One of the vendors that is a sponsor of this site has a flametail in their picture that is quite yellow with some vertical barring similar to what is seen in your picture. I've no idea what vendor you used..

The vertical barring looks to be a result of stress to me, maybe let it settle in and see what it's coloration looks like then.


----------



## noki (Jun 13, 2003)

swimmingwiththefish said:


> lilscoots said:
> 
> 
> > Flametails can range from a yellowish to almost a brick red so it may be a flametail, I've just never seen one so yellow...and the yellow seems to go quite high up on the body. It does look like the image from a vendor (just doing a google image search). From what I've read the Mdoka variant tends to be more on the yellow/orange side and the Ngara variant tends to be on the red/orange side.
> ...


You do realize that males vary with mood, and a male would have to be very comfortable and fully colored to look like a show male. Food high in carotene also may help make the yellow deeper.

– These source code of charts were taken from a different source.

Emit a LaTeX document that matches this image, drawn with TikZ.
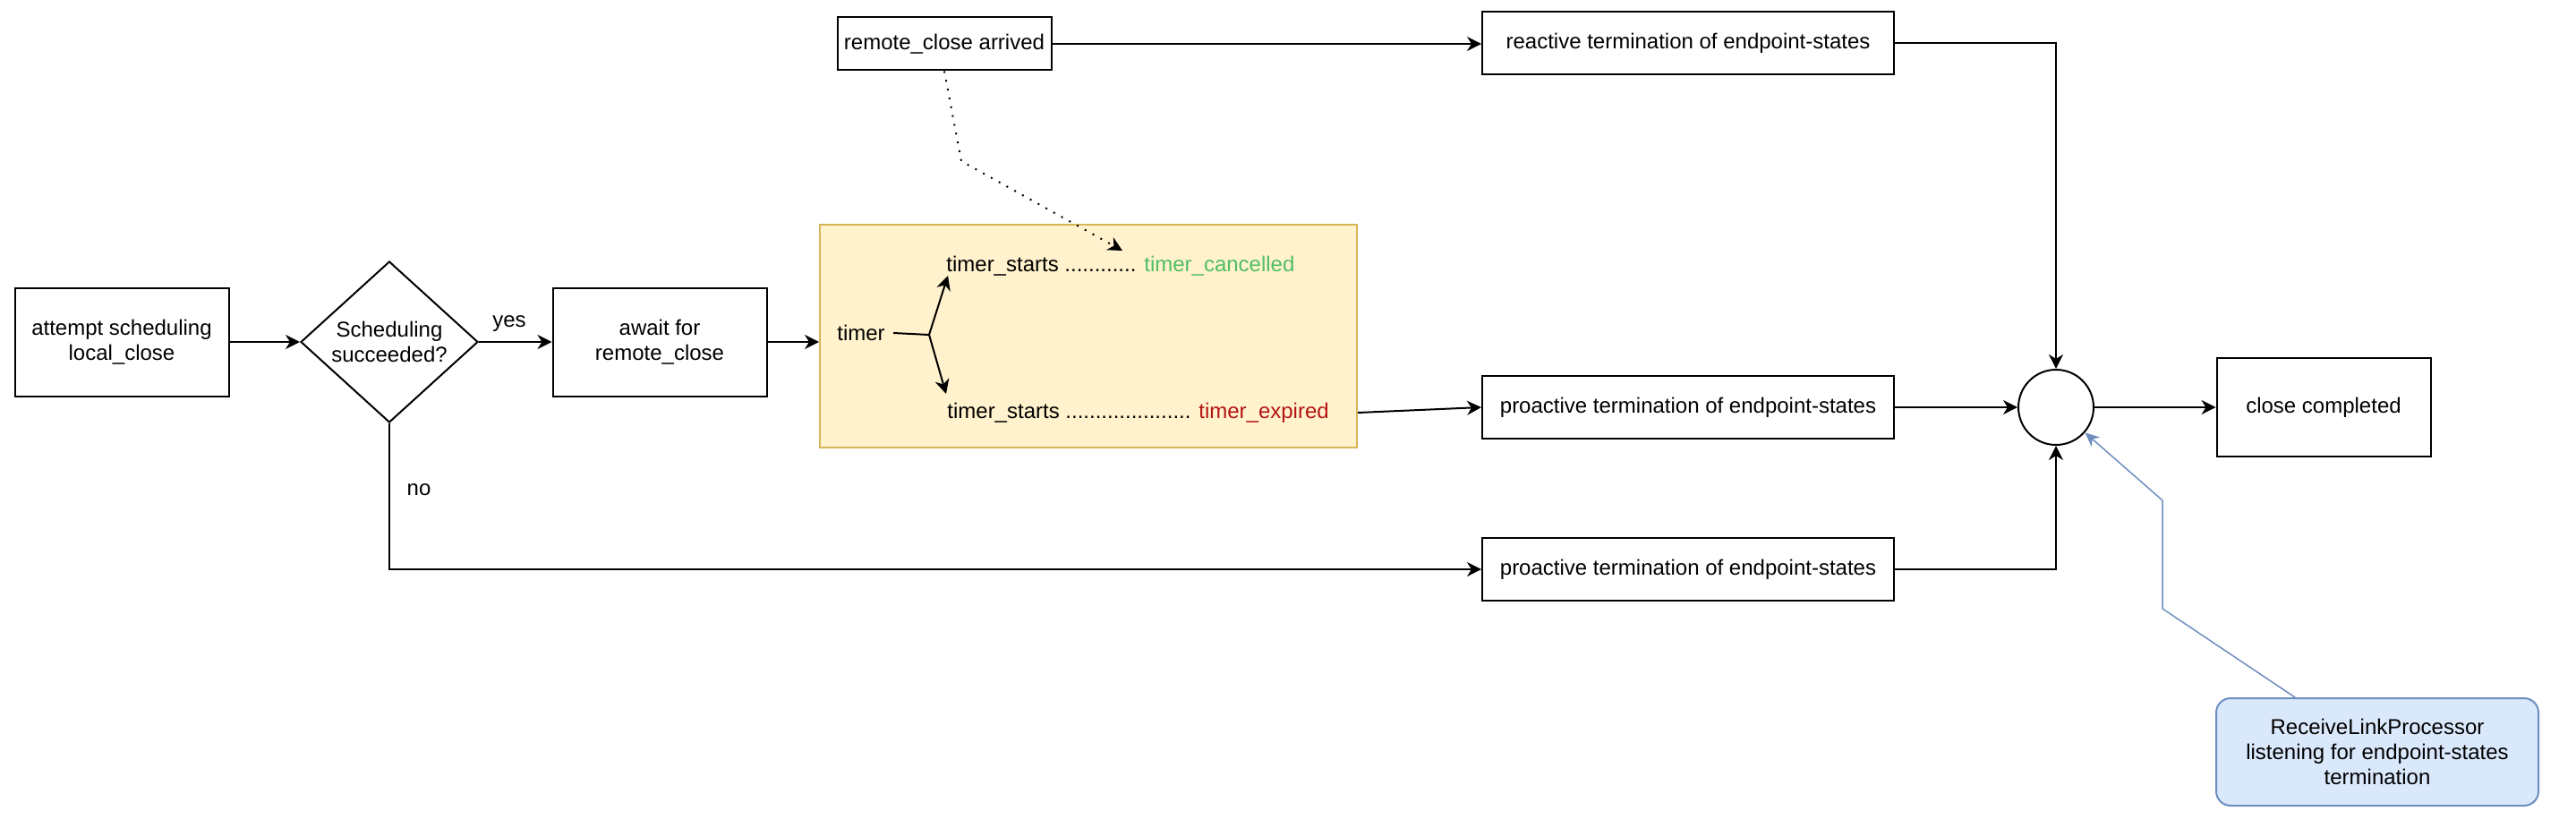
\documentclass[tikz,border=0pt]{standalone}
\usepackage{fontspec}
\setmainfont{Liberation Sans}
\usetikzlibrary{shapes.geometric,arrows.meta,calc}
\definecolor{yfill}{HTML}{FFF2CC}
\definecolor{ydraw}{HTML}{D6B656}
\definecolor{bfill}{HTML}{DAE8FC}
\definecolor{bdraw}{HTML}{6C8EBF}
\definecolor{tgreen}{RGB}{80,190,100}
\definecolor{tred}{RGB}{180,20,20}
\begin{document}
\begin{tikzpicture}[x=0.5pt,y=-0.5pt,
  font=\fontsize{12}{13.8}\selectfont,
  box/.style={draw,line width=1pt,align=center,inner sep=0pt},
  tip/.style={-{Stealth[length=8pt,width=8pt,inset=2.5pt]}},
  arr/.style={line width=1pt,tip},
  lbl/.style={inner sep=0pt}]
\useasboundingbox (0,0) rectangle (2878,925);
% nodes
\node[box,minimum width=119.5pt,minimum height=60.5pt] (A) at (136,382) {attempt scheduling\\local\_close};
\node[draw,line width=1pt,shape=diamond,aspect=1.1,minimum width=99pt,minimum height=90pt,inner sep=0pt,align=center] (D) at (435,382) {Scheduling\\succeeded?};
\node[box,minimum width=119.5pt,minimum height=60.5pt] (B) at (737,382) {await for\\remote\_close};
\node[draw=ydraw,fill=yfill,line width=1pt,minimum width=300pt,minimum height=124pt,inner sep=0pt] (Y) at (1216,375.5) {};
\node[lbl] (T) at (962,372) {timer};
\node[lbl,anchor=west] (T1) at (1057,297) {timer\_starts ............ \textcolor{tgreen}{timer\_cancelled}};
\node[lbl,anchor=west] (T2) at (1058,461) {timer\_starts ..................... \textcolor{tred}{timer\_expired}};
\coordinate (F) at (1038,374);
\coordinate (F1) at (1059,308);
\coordinate (F2) at (1057,440);
\node[box,minimum width=119.5pt,minimum height=29.5pt] (R) at (1055,49) {remote\_close arrived};
\node[box,minimum width=230pt,minimum height=35pt] (RT) at (1886,48) {reactive termination of endpoint-states};
\node[box,minimum width=230pt,minimum height=35pt] (P1) at (1886,455) {proactive termination of endpoint-states};
\node[box,minimum width=230pt,minimum height=35pt] (P2) at (1886,636) {proactive termination of endpoint-states};
\node[draw,line width=1pt,circle,minimum size=42pt,inner sep=0pt] (C) at (2297,455) {};
\node[box,minimum width=119.5pt,minimum height=55pt] (CC) at (2596,455) {close completed};
\node[draw=bdraw,fill=bfill,line width=1pt,rounded corners=8pt,minimum width=180pt,minimum height=60pt,align=center,inner sep=0pt,font=\fontsize{12}{14}\selectfont] (RL) at (2656,840) {ReceiveLinkProcessor\\listening for endpoint-states\\termination};
\node[lbl] (yes) at (569,362) {yes};
\node[lbl] (no) at (468,547) {no};
\coordinate (Dk) at (1074,180);
\coordinate (Dt) at (1254,280);
\coordinate (L0) at ([xshift=44.5pt]RL.north west);
\coordinate (L1) at (2416,680);
\coordinate (L2) at (2416,559);
% connectors
\draw[arr] (A) -- (D);
\draw[arr] (D) -- (B);
\draw[arr] (B.east) -- (B.east -| Y.west);
\draw[line width=1pt] ([xshift=4.5pt]T.east) -- (F);
\draw[arr] (F) -- (F1);
\draw[arr] (F) -- (F2);
\draw[arr] (Y.east |- T2) -- (P1.west);
\draw[arr] (D.south) |- (P2.west);
\draw[arr] (R.east) -- (R.east -| RT.west);
\draw[line width=1pt,dash pattern=on 1pt off 4pt,tip] (R.south) -- (Dk) -- (Dt);
\draw[arr] (RT.east) -| (C.north);
\draw[arr] (P1.east) -- (C.west);
\draw[arr] (P2.east) -| (C.south);
\draw[arr] (C.east) -- (CC.west);
\draw[draw=bdraw,line width=0.75pt,-{Stealth[length=8pt,width=7pt,inset=2.5pt,fill=bdraw]}] (L0) -- (L1) -- (L2) -- (C);
\end{tikzpicture}
\end{document}
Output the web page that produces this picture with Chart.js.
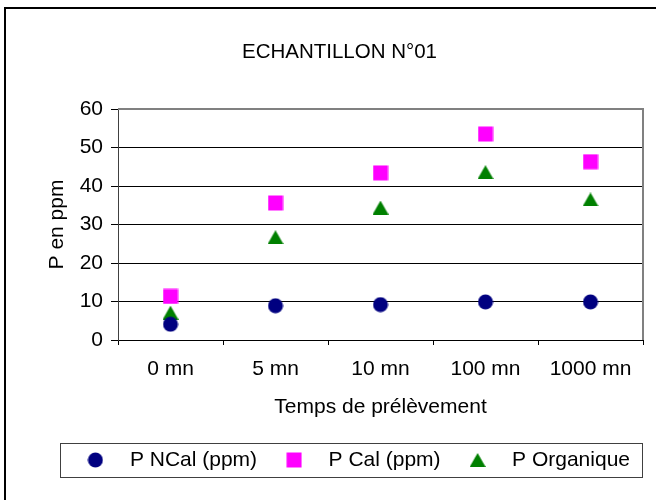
<!DOCTYPE html>
<html>
<head>
<meta charset="utf-8">
<script src="https://cdn.jsdelivr.net/npm/chart.js@4/dist/chart.umd.min.js"></script>
<style>
  html, body { margin: 0; padding: 0; background: #fff; }
  #wrap { width: 656px; height: 500px; }
</style>
</head>
<body>
<div id="wrap"><canvas id="chart" width="656" height="500"></canvas></div>
<script>
// data read off the reference
const categories = ['0 mn', '5 mn', '10 mn', '100 mn', '1000 mn'];
const pNCal = [4.1, 8.9, 9.2, 9.9, 9.9];
const pCal = [11.3, 35.6, 43.4, 53.5, 46.3];
const pOrganique = [7.1, 26.7, 34.4, 43.6, 36.5];
const yTicks = [0, 10, 20, 30, 40, 50, 60];

const FONT = "'Liberation Sans', Arial, sans-serif";

// Excel-like markers, drawn once and used for points and legend
function marker(kind, color) {
  const c = document.createElement('canvas');
  c.width = 16;
  c.height = kind === 'triangle' ? 14 : 16;
  const g = c.getContext('2d');
  g.fillStyle = color;
  g.beginPath();
  if (kind === 'circle') {
    g.arc(8, 8, 7.5, 0, Math.PI * 2);
  } else if (kind === 'square') {
    g.rect(0.5, 0.5, 15, 15);
  } else {
    g.moveTo(8, 0);
    g.lineTo(16, 14);
    g.lineTo(0, 14);
    g.closePath();
  }
  g.fill();
  return c;
}

const frame = {
  id: 'frame',
  afterLayout(chart) {
    // the Excel title sits a little right of the canvas centre
    if (chart.titleBlock) {
      chart.titleBlock.left += 28;
    }
  },
  beforeDraw(chart) {
    const ctx = chart.ctx;
    ctx.save();
    ctx.fillStyle = '#fff';
    ctx.fillRect(0, 0, chart.width, chart.height);
    ctx.strokeStyle = '#000';
    ctx.lineWidth = 2;
    ctx.strokeRect(5, 8, chart.width + 20, chart.height + 20);
    ctx.restore();
  },
  beforeDatasetsDraw(chart) {
    const {ctx, chartArea: a} = chart;
    ctx.save();
    ctx.strokeStyle = '#808080';
    ctx.lineWidth = 2;
    ctx.beginPath();
    ctx.moveTo(a.left, a.top);
    ctx.lineTo(a.right, a.top);
    ctx.lineTo(a.right, a.bottom);
    ctx.stroke();
    ctx.restore();
  },
  afterDraw(chart) {
    const boxes = chart.legend.legendHitBoxes;
    if (!boxes || !boxes.length) return;
    const left = Math.min(...boxes.map(b => b.left)) - 11;
    const right = Math.max(...boxes.map(b => b.left + b.width)) + 12;
    const cy = boxes[0].top + boxes[0].height / 2;
    const ctx = chart.ctx;
    ctx.save();
    ctx.strokeStyle = '#404040';
    ctx.lineWidth = 1;
    ctx.strokeRect(Math.round(left) + 0.5, Math.round(cy - 17) + 0.5, Math.round(right - left), 34);
    ctx.restore();
  }
};

new Chart(document.getElementById('chart'), {
  type: 'line',
  data: {
    labels: categories,
    datasets: [
      { label: 'P NCal (ppm)', data: pNCal, pointStyle: marker('circle', '#000080'), borderColor: '#000080', backgroundColor: '#000080' },
      { label: 'P Cal (ppm)', data: pCal, pointStyle: marker('square', '#FF00FF'), borderColor: '#FF00FF', backgroundColor: '#FF00FF' },
      { label: 'P Organique', data: pOrganique, pointStyle: marker('triangle', '#008000'), borderColor: '#008000', backgroundColor: '#008000' }
    ]
  },
  plugins: [frame],
  options: {
    responsive: false,
    animation: false,
    showLine: false,
    layout: { padding: { top: 8, left: 8, right: 13, bottom: 19.5 } },
    plugins: {
      title: {
        display: true,
        text: 'ECHANTILLON N°01',
        color: '#000',
        font: { family: FONT, size: 20.5, weight: 'normal' },
        padding: { top: 31.7, bottom: 44.7 }
      },
      legend: {
        position: 'bottom',
        align: 'end',
        labels: {
          usePointStyle: true,
          pointStyleWidth: 48,
          padding: 13,
          color: '#000',
          font: { family: FONT, size: 21 }
        }
      },
      tooltip: { enabled: false }
    },
    scales: {
      x: {
        type: 'category',
        offset: true,
        grid: { offset: true, drawOnChartArea: false, color: '#000', tickLength: 5 },
        border: { color: '#000', width: 1 },
        ticks: { color: '#000', padding: 12, font: { family: FONT, size: 21 } },
        title: {
          display: true,
          text: 'Temps de prélèvement',
          color: '#000',
          font: { family: FONT, size: 21 },
          padding: { top: 10, bottom: 17 }
        },
        afterFit(scale) { scale.height = 96.5; }
      },
      y: {
        min: yTicks[0],
        max: yTicks[yTicks.length - 1],
        afterBuildTicks(scale) { scale.ticks = yTicks.map(v => ({ value: v })); },
        grid: { color: '#000', lineWidth: 1, tickLength: 7 },
        border: { color: '#404040', width: 1 },
        ticks: { color: '#000', padding: 8, font: { family: FONT, size: 21 } },
        title: {
          display: true,
          text: 'P en ppm',
          color: '#000',
          font: { family: FONT, size: 21 },
          padding: { top: 36.4, bottom: 0 }
        },
        afterFit(scale) { scale.width = 110; }
      }
    }
  }
});
</script>
</body>
</html>
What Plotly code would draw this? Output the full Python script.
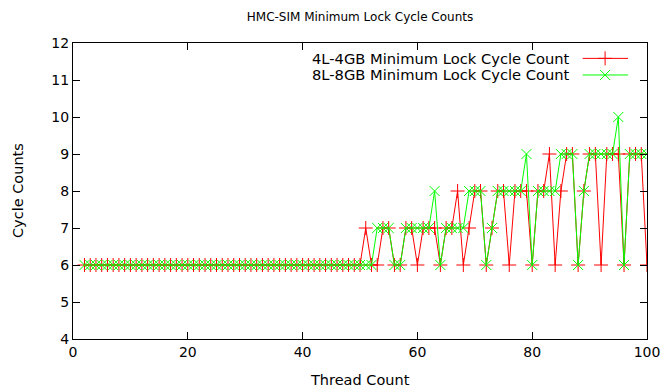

I dunno, may not be a fine example, but you see what a retailer has to deal with with customers... every fish they send out is not going to look like the show picture, at least at first. And then they get really cynical listening to people complain, and when one has a real complaint they ignore them. Some of their customers probably couldn't tell a Ngara Peacock from a Borleyi from a Red Empress.


----------